Spot Instances are recommended for stateless, fault-tolerant, flexible applications. For example, Spot Instances work well for big data, containerized workloads, CI/CD, stateless web servers, high performance computing (HPC), and rendering workloads.
While running, Spot Instances are exactly the same as On-Demand Instances. However, Spot does not guarantee that you can keep your running instances long enough to finish your workloads. Spot also does not guarantee that you can get immediate availability of the instances that you are looking for, or that you can always get the aggregate capacity that you requested. Moreover, Spot Instance interruptions and capacity can change over time because Spot Instance availability varies based on supply and demand, and past performance isn’t a guarantee of future results.
Spot Instances are not suitable for workloads that are inflexible, stateful, fault-intolerant, or tightly coupled between instance nodes.
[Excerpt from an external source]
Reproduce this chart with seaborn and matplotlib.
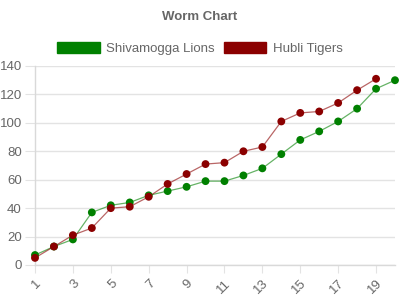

They're also not recommended for workloads that are intolerant of occasional periods when the target capacity is not completely available. We strongly warn against using Spot Instances for these workloads or attempting to fail-over to On-Demand Instances to handle interruptions.
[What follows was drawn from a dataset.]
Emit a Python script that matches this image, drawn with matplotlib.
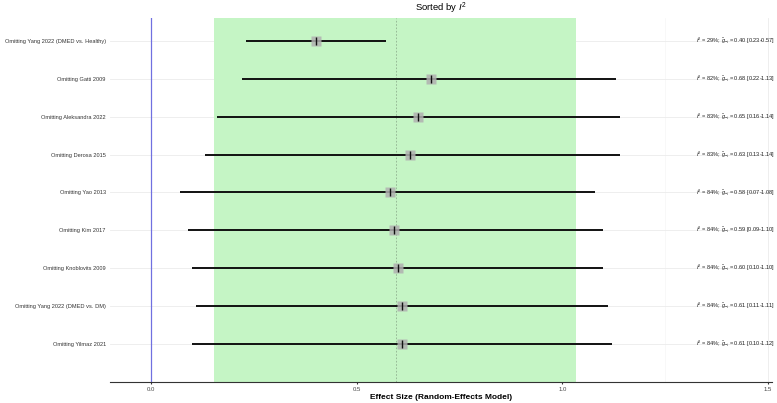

Regardless of whether you're an experienced Spot user or new to Spot Instances, if you are currently experiencing issues with Spot Instance interruptions or availability, we recommend that you follow these best practices to have the best experience using the Spot service.
Spot best practices
- Prepare individual instances for interruptions
- Be flexible about instance types and Availability Zones
- Use EC2 Auto Scaling groups or Spot Fleet to manage your aggregate capacity
- Use the price and capacity optimized allocation strategy
- Use proactive capacity rebalancing
- Use integrated Amazon services to manage your Spot Instances
- Which is the best Spot request method to use?
Prepare individual instances for interruptions
The best way for you to gracefully handle Spot Instance interruptions is to architect your application to be fault-tolerant. To accomplish this, you can take advantage of EC2 instance rebalance recommendations and Spot Instance interruption notices.
An EC2 Instance rebalance recommendation is a new signal that notifies you when a Spot Instance is at elevated risk of interruption. The signal gives you the opportunity to proactively manage the Spot Instance in advance of the two-minute Spot Instance interruption notice. You can decide to rebalance your workload to new or existing Spot Instances that are not at an elevated risk of interruption. We've made it easy for you to use this new signal by using the Capacity Rebalancing feature in Auto Scaling groups and Spot Fleet. For more information, see Use proactive capacity rebalancing.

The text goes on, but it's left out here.